__Work to complete__:
For the data below, transcribe the part that opens with the line containing "Reproduce this chart with Plotly." and closes with the line containing "82.3, 84.1, 89.5, 95.9, 95.0, 96.4, 98.7, 95.4]", exactly and with no pictures.

__Input__:
--- begin ---

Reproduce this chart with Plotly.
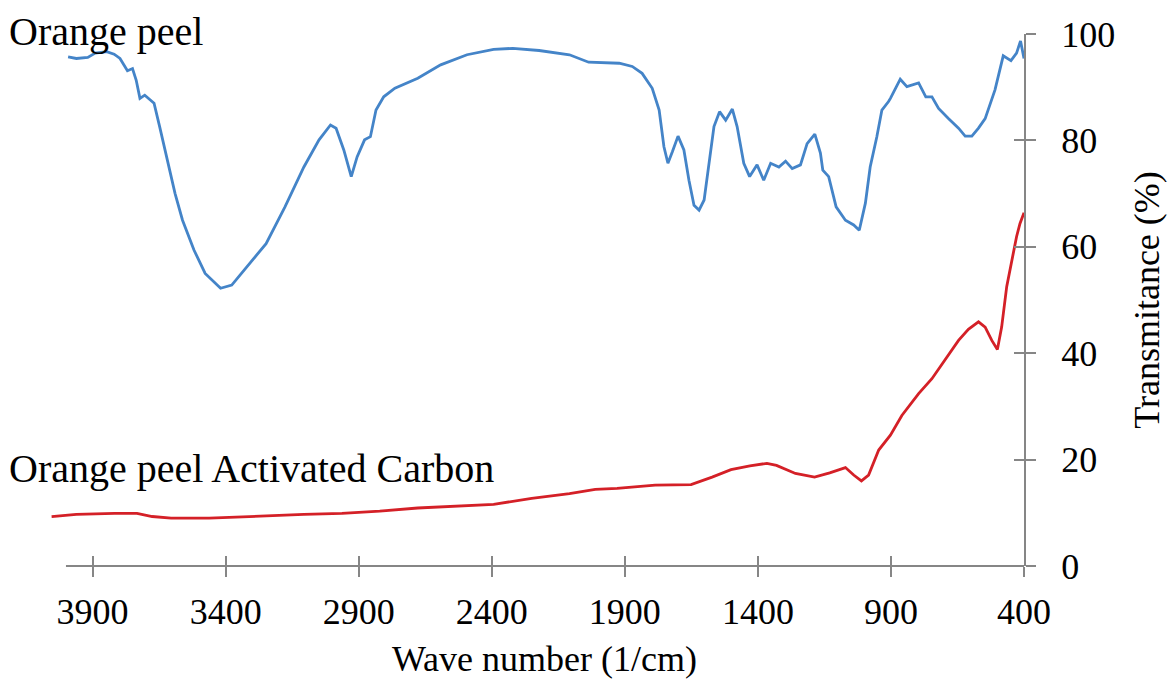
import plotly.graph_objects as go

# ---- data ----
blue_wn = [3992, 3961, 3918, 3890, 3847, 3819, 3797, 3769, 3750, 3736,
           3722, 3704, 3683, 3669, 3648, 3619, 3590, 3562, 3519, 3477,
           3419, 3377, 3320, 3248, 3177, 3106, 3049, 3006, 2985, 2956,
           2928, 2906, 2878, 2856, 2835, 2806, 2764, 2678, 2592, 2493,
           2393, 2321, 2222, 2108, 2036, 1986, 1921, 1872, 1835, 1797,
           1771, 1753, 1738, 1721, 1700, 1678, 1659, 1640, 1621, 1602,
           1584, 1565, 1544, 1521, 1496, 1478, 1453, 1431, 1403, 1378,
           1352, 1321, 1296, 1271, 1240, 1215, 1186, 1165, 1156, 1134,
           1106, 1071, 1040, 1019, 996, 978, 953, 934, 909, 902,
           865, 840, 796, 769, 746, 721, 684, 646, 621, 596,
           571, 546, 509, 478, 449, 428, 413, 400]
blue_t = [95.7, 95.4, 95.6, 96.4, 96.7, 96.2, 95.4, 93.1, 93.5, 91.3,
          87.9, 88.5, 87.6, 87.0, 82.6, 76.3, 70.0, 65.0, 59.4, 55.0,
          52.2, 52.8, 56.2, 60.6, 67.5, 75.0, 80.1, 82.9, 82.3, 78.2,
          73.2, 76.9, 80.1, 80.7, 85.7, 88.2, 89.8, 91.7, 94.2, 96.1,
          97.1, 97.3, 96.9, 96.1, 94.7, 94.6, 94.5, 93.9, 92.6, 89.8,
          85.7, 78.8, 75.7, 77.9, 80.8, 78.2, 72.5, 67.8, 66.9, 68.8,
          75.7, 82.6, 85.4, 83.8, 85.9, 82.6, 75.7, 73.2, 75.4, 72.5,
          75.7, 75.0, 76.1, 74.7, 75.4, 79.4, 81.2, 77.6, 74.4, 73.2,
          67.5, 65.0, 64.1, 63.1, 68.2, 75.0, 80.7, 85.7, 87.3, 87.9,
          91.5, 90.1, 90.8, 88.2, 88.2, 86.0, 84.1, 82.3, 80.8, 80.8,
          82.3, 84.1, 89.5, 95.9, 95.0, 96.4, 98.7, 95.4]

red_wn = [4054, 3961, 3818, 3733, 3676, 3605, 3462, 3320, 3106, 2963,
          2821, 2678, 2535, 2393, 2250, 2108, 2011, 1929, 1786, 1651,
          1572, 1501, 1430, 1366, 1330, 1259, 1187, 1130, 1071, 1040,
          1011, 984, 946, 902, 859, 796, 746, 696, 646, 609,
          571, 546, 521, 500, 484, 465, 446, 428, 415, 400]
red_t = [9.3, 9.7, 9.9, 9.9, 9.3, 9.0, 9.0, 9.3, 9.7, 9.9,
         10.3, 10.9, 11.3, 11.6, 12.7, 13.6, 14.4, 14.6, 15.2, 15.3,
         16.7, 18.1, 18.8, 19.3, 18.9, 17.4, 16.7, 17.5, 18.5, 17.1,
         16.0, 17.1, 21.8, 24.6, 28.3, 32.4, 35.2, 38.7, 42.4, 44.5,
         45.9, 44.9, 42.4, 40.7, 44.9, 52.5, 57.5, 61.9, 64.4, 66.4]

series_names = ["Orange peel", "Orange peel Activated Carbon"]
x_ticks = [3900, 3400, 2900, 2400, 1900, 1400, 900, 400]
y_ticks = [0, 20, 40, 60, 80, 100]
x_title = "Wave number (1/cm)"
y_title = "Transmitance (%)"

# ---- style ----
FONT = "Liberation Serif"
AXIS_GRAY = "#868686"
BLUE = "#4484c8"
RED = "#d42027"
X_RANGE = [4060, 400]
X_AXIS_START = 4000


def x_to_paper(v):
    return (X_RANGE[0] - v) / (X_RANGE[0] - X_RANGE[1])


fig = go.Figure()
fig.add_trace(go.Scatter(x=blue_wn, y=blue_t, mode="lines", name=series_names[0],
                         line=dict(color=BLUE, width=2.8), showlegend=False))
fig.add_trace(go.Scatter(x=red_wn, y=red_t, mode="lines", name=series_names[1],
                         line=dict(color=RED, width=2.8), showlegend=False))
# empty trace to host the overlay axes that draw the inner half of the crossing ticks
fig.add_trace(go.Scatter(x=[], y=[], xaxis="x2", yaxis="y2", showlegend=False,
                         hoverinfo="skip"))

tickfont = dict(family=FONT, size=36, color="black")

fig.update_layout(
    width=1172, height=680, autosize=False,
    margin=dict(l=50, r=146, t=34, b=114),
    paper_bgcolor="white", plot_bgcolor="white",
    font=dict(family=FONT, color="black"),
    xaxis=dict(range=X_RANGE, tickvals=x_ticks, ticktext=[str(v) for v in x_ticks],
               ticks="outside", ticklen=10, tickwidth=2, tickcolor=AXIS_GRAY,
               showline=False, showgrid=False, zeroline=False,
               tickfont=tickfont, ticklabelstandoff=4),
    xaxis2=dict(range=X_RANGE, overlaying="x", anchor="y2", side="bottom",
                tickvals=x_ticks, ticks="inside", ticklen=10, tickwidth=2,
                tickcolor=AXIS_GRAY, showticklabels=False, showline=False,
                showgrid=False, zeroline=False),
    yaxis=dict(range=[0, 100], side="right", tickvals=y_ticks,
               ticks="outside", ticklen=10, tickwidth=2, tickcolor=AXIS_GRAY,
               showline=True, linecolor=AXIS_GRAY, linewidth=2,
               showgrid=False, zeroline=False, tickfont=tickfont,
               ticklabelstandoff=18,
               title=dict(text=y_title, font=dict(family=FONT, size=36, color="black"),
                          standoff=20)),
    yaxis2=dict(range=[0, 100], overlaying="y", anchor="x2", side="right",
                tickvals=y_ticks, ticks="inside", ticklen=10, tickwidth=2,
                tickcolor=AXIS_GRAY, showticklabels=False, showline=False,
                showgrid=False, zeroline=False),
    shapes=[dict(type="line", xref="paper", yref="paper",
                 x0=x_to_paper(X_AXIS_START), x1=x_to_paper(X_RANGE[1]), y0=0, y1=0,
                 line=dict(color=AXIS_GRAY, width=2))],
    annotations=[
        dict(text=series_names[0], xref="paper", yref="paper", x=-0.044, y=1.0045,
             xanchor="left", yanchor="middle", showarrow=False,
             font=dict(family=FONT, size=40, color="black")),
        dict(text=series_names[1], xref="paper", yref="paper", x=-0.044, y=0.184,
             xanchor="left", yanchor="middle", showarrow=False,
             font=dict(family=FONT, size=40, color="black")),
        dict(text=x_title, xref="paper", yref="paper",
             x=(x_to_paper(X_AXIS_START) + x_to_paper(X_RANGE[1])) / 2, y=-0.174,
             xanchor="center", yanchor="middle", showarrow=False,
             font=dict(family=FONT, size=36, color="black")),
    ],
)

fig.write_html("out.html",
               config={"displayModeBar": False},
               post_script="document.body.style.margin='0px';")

--- end ---
--- begin ---

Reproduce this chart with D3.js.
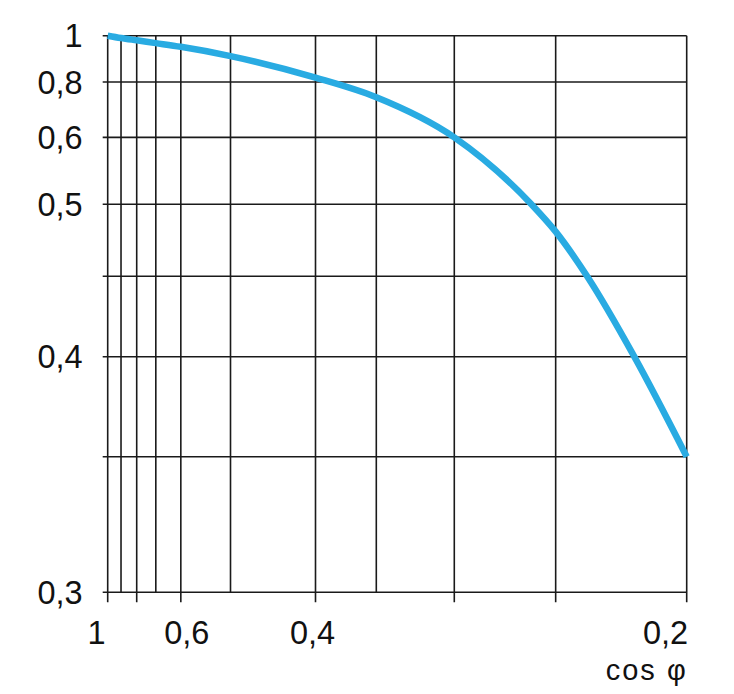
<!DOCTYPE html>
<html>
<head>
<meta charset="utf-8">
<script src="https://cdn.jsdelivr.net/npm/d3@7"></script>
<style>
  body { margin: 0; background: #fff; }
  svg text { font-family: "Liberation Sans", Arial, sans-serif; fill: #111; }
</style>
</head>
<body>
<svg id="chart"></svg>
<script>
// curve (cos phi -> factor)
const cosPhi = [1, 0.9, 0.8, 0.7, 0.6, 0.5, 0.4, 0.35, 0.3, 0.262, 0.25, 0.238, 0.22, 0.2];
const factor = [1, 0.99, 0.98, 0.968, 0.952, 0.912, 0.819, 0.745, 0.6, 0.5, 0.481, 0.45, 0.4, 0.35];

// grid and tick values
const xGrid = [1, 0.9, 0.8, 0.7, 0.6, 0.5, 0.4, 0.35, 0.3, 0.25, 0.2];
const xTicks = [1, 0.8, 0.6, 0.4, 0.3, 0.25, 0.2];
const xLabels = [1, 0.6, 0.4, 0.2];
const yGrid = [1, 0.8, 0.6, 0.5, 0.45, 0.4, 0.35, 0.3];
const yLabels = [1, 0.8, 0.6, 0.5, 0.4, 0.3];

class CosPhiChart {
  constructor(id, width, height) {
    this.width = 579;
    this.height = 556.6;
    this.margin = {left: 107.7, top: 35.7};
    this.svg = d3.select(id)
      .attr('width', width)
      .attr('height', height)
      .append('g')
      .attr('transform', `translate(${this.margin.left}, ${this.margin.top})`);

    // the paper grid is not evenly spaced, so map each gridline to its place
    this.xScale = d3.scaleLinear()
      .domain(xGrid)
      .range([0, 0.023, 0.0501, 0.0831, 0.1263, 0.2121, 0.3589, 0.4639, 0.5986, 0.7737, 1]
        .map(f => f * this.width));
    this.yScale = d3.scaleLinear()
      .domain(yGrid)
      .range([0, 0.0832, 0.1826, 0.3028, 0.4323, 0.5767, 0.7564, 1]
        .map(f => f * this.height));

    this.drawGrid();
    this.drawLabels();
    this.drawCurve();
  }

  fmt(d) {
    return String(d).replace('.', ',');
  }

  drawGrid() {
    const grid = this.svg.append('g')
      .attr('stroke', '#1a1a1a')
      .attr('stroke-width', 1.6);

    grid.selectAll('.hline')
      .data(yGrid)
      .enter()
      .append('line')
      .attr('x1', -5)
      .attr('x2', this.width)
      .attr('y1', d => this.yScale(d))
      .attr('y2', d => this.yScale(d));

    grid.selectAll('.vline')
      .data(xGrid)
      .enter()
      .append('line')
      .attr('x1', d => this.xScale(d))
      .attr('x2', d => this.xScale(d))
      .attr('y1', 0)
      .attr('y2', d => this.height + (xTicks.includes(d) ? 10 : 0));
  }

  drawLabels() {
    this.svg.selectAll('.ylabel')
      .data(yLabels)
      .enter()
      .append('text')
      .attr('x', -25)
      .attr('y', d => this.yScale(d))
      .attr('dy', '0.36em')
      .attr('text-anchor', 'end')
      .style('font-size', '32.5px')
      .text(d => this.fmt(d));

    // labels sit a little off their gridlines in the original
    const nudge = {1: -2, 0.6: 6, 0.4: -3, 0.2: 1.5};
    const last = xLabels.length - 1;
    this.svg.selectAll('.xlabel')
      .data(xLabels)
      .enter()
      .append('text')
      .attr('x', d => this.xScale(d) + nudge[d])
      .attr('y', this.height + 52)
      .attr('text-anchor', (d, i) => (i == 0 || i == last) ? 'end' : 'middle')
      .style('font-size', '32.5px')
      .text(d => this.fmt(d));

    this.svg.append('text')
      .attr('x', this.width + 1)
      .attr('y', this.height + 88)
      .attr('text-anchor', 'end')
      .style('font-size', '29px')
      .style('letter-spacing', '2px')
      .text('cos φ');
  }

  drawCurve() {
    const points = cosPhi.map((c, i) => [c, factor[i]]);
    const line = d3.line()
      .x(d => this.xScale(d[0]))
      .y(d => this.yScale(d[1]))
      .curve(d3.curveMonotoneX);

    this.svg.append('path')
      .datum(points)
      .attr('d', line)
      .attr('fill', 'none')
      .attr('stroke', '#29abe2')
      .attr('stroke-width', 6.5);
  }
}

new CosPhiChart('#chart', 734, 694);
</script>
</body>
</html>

--- end ---
--- begin ---

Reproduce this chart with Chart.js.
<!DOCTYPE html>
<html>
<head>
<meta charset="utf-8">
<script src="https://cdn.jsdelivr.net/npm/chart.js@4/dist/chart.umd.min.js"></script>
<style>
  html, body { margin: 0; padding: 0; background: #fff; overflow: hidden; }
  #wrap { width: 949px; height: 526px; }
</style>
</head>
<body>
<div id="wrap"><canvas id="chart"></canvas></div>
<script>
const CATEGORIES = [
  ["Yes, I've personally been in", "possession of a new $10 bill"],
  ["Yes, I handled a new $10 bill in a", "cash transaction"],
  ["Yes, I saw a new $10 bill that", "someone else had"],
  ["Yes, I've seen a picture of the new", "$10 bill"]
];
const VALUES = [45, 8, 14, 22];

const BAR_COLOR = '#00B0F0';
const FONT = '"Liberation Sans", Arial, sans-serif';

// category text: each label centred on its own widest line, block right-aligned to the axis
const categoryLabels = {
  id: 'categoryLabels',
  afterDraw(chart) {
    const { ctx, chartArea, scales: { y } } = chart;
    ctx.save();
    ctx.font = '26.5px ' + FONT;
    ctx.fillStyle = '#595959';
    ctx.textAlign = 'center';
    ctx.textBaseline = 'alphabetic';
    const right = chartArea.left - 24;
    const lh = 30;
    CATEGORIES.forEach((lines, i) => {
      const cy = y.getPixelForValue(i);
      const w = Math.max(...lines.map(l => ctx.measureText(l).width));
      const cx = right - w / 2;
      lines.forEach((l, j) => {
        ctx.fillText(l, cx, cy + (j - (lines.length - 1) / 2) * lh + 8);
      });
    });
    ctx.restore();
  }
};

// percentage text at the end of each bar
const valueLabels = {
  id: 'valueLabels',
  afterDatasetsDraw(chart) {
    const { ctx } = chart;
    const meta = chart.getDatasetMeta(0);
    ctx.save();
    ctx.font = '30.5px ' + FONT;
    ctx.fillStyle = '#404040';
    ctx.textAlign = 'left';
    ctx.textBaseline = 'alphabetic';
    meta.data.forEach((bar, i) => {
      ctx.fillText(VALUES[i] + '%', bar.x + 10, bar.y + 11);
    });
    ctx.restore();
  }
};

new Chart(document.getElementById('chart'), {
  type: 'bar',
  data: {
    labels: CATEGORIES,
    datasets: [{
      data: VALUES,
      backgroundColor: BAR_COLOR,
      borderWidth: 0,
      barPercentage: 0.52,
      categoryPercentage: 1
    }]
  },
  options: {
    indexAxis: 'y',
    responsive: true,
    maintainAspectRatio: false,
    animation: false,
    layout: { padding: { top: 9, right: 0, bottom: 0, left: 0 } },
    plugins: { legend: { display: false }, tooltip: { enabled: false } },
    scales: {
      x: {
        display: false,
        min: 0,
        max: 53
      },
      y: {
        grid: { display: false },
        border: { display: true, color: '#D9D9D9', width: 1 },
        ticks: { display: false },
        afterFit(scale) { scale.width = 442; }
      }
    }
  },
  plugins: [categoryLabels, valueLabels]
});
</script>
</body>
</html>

--- end ---

__The output__:
Reproduce this chart with Plotly.
import plotly.graph_objects as go

# ---- data ----
blue_wn = [3992, 3961, 3918, 3890, 3847, 3819, 3797, 3769, 3750, 3736,
           3722, 3704, 3683, 3669, 3648, 3619, 3590, 3562, 3519, 3477,
           3419, 3377, 3320, 3248, 3177, 3106, 3049, 3006, 2985, 2956,
           2928, 2906, 2878, 2856, 2835, 2806, 2764, 2678, 2592, 2493,
           2393, 2321, 2222, 2108, 2036, 1986, 1921, 1872, 1835, 1797,
           1771, 1753, 1738, 1721, 1700, 1678, 1659, 1640, 1621, 1602,
           1584, 1565, 1544, 1521, 1496, 1478, 1453, 1431, 1403, 1378,
           1352, 1321, 1296, 1271, 1240, 1215, 1186, 1165, 1156, 1134,
           1106, 1071, 1040, 1019, 996, 978, 953, 934, 909, 902,
           865, 840, 796, 769, 746, 721, 684, 646, 621, 596,
           571, 546, 509, 478, 449, 428, 413, 400]
blue_t = [95.7, 95.4, 95.6, 96.4, 96.7, 96.2, 95.4, 93.1, 93.5, 91.3,
          87.9, 88.5, 87.6, 87.0, 82.6, 76.3, 70.0, 65.0, 59.4, 55.0,
          52.2, 52.8, 56.2, 60.6, 67.5, 75.0, 80.1, 82.9, 82.3, 78.2,
          73.2, 76.9, 80.1, 80.7, 85.7, 88.2, 89.8, 91.7, 94.2, 96.1,
          97.1, 97.3, 96.9, 96.1, 94.7, 94.6, 94.5, 93.9, 92.6, 89.8,
          85.7, 78.8, 75.7, 77.9, 80.8, 78.2, 72.5, 67.8, 66.9, 68.8,
          75.7, 82.6, 85.4, 83.8, 85.9, 82.6, 75.7, 73.2, 75.4, 72.5,
          75.7, 75.0, 76.1, 74.7, 75.4, 79.4, 81.2, 77.6, 74.4, 73.2,
          67.5, 65.0, 64.1, 63.1, 68.2, 75.0, 80.7, 85.7, 87.3, 87.9,
          91.5, 90.1, 90.8, 88.2, 88.2, 86.0, 84.1, 82.3, 80.8, 80.8,
          82.3, 84.1, 89.5, 95.9, 95.0, 96.4, 98.7, 95.4]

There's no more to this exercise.